**GIVEN PROBLEM**: Starting with the first line of the data below, copy each line up to and including the one containing "(0,0) rectangle (663,697);". Pictures stay out.

** START MATERIAL PROVIDED **

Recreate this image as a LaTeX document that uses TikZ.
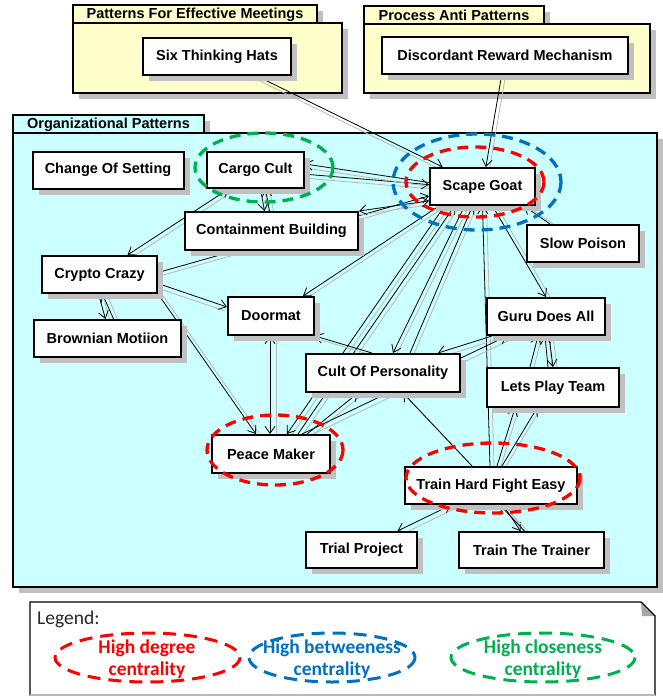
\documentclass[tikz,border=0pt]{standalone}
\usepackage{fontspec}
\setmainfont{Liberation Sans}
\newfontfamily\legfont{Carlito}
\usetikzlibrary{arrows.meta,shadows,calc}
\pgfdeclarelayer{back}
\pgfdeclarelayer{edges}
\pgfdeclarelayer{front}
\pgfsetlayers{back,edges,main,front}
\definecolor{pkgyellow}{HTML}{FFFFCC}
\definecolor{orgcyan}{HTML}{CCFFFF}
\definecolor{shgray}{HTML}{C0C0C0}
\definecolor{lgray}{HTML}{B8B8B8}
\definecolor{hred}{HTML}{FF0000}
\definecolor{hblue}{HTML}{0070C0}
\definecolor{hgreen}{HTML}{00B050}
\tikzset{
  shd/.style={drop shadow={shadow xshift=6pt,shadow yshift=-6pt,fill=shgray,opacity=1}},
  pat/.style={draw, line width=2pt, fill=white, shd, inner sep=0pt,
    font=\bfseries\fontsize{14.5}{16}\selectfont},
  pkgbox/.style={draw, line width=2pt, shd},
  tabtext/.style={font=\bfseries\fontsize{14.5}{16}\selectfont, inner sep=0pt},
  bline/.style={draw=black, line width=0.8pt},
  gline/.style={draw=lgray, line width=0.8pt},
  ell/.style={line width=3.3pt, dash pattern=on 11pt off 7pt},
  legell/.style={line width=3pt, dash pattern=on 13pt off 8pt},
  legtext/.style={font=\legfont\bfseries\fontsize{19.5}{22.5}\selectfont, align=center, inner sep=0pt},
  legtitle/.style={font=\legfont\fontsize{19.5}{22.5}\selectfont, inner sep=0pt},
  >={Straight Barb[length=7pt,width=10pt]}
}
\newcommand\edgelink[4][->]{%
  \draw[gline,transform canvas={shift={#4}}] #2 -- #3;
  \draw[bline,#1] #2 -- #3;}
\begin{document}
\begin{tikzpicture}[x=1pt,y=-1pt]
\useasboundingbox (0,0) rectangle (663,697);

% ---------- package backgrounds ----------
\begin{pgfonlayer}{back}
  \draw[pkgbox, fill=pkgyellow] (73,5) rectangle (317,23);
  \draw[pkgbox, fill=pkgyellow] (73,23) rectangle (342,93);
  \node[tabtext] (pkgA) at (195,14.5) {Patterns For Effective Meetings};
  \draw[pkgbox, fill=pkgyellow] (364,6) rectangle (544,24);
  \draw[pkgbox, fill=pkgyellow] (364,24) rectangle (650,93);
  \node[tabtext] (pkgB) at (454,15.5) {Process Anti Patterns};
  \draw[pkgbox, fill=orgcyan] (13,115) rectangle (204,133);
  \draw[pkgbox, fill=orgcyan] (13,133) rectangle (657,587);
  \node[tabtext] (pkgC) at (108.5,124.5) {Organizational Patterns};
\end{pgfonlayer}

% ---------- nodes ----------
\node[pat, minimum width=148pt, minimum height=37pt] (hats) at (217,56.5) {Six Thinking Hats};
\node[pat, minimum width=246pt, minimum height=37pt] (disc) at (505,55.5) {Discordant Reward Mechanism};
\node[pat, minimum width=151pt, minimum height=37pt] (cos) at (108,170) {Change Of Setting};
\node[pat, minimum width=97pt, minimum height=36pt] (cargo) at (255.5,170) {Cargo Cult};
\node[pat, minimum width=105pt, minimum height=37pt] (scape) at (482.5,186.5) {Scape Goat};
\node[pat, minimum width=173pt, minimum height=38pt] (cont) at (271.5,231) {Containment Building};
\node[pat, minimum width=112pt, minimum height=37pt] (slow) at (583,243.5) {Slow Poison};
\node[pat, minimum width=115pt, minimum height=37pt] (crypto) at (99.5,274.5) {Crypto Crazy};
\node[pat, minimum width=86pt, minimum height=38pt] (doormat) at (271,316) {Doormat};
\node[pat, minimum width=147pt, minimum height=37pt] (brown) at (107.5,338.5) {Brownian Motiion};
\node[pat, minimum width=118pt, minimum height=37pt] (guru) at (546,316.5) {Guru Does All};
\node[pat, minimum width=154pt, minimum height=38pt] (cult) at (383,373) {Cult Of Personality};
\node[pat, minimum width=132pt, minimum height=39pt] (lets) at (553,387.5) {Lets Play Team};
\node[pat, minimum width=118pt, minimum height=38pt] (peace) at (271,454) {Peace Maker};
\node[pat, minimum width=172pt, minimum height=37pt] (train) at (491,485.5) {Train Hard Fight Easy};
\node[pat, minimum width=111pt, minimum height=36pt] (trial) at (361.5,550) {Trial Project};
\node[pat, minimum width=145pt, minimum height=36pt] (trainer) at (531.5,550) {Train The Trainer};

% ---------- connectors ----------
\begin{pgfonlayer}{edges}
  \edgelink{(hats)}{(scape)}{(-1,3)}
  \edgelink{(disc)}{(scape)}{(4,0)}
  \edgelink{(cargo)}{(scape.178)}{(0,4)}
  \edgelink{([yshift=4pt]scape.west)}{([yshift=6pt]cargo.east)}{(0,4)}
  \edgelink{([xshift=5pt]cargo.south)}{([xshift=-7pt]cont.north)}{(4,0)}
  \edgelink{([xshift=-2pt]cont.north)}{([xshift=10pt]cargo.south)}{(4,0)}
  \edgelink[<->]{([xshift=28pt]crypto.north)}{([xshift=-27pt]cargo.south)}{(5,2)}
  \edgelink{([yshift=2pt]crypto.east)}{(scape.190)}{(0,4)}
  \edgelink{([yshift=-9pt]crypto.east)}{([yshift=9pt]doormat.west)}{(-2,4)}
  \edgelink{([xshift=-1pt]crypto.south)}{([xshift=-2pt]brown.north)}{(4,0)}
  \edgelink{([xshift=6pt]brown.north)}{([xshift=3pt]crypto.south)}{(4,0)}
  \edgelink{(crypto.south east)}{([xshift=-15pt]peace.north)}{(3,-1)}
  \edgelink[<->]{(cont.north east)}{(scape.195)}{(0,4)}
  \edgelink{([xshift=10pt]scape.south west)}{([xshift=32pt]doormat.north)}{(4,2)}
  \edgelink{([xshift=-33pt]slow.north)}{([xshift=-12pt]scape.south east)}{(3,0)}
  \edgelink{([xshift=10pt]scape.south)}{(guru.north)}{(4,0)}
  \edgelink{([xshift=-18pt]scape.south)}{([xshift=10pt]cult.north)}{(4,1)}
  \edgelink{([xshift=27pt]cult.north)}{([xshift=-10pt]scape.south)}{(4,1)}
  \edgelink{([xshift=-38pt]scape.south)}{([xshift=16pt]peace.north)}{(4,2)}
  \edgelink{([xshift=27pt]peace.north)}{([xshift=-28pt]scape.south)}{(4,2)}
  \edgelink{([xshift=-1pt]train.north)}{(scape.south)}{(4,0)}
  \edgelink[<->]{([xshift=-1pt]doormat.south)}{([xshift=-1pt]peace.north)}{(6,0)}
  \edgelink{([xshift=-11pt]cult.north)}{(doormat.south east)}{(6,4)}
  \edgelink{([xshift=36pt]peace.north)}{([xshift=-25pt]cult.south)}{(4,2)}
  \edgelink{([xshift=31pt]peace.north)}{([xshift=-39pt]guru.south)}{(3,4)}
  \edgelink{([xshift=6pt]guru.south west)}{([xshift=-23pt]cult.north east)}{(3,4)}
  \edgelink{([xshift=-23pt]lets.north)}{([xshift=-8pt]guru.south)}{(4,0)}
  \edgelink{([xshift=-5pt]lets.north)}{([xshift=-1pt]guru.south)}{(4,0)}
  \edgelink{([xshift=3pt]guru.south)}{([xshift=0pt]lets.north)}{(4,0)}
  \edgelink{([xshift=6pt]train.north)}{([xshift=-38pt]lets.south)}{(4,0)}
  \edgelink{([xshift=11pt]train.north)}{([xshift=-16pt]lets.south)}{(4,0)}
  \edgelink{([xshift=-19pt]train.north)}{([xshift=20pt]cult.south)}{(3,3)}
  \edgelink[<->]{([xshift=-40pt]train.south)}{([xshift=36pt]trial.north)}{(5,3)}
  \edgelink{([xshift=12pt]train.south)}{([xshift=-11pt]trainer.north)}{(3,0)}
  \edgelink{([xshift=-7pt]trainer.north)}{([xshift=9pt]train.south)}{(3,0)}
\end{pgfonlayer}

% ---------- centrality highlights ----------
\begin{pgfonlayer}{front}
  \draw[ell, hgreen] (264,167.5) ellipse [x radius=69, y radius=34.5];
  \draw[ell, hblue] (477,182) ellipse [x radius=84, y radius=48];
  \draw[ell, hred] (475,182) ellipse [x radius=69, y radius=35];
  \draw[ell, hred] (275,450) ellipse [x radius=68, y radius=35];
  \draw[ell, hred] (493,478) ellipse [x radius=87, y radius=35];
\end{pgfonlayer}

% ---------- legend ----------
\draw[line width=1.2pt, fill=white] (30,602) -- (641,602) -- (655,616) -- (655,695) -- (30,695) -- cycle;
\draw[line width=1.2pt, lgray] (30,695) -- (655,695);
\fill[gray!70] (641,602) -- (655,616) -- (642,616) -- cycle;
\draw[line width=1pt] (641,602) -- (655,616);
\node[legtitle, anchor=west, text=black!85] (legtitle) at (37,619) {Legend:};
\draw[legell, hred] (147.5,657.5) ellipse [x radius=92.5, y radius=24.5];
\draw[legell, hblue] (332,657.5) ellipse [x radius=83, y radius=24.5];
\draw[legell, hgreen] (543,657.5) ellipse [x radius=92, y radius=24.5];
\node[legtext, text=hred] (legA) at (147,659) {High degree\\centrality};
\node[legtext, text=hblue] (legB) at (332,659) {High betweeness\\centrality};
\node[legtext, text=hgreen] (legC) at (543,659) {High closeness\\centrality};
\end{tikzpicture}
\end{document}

** END MATERIAL PROVIDED **

**THE REPLY**:
Recreate this image as a LaTeX document that uses TikZ.
\documentclass[tikz,border=0pt]{standalone}
\usepackage{fontspec}
\setmainfont{Liberation Sans}
\newfontfamily\legfont{Carlito}
\usetikzlibrary{arrows.meta,shadows,calc}
\pgfdeclarelayer{back}
\pgfdeclarelayer{edges}
\pgfdeclarelayer{front}
\pgfsetlayers{back,edges,main,front}
\definecolor{pkgyellow}{HTML}{FFFFCC}
\definecolor{orgcyan}{HTML}{CCFFFF}
\definecolor{shgray}{HTML}{C0C0C0}
\definecolor{lgray}{HTML}{B8B8B8}
\definecolor{hred}{HTML}{FF0000}
\definecolor{hblue}{HTML}{0070C0}
\definecolor{hgreen}{HTML}{00B050}
\tikzset{
  shd/.style={drop shadow={shadow xshift=6pt,shadow yshift=-6pt,fill=shgray,opacity=1}},
  pat/.style={draw, line width=2pt, fill=white, shd, inner sep=0pt,
    font=\bfseries\fontsize{14.5}{16}\selectfont},
  pkgbox/.style={draw, line width=2pt, shd},
  tabtext/.style={font=\bfseries\fontsize{14.5}{16}\selectfont, inner sep=0pt},
  bline/.style={draw=black, line width=0.8pt},
  gline/.style={draw=lgray, line width=0.8pt},
  ell/.style={line width=3.3pt, dash pattern=on 11pt off 7pt},
  legell/.style={line width=3pt, dash pattern=on 13pt off 8pt},
  legtext/.style={font=\legfont\bfseries\fontsize{19.5}{22.5}\selectfont, align=center, inner sep=0pt},
  legtitle/.style={font=\legfont\fontsize{19.5}{22.5}\selectfont, inner sep=0pt},
  >={Straight Barb[length=7pt,width=10pt]}
}
\newcommand\edgelink[4][->]{%
  \draw[gline,transform canvas={shift={#4}}] #2 -- #3;
  \draw[bline,#1] #2 -- #3;}
\begin{document}
\begin{tikzpicture}[x=1pt,y=-1pt]
\useasboundingbox (0,0) rectangle (663,697);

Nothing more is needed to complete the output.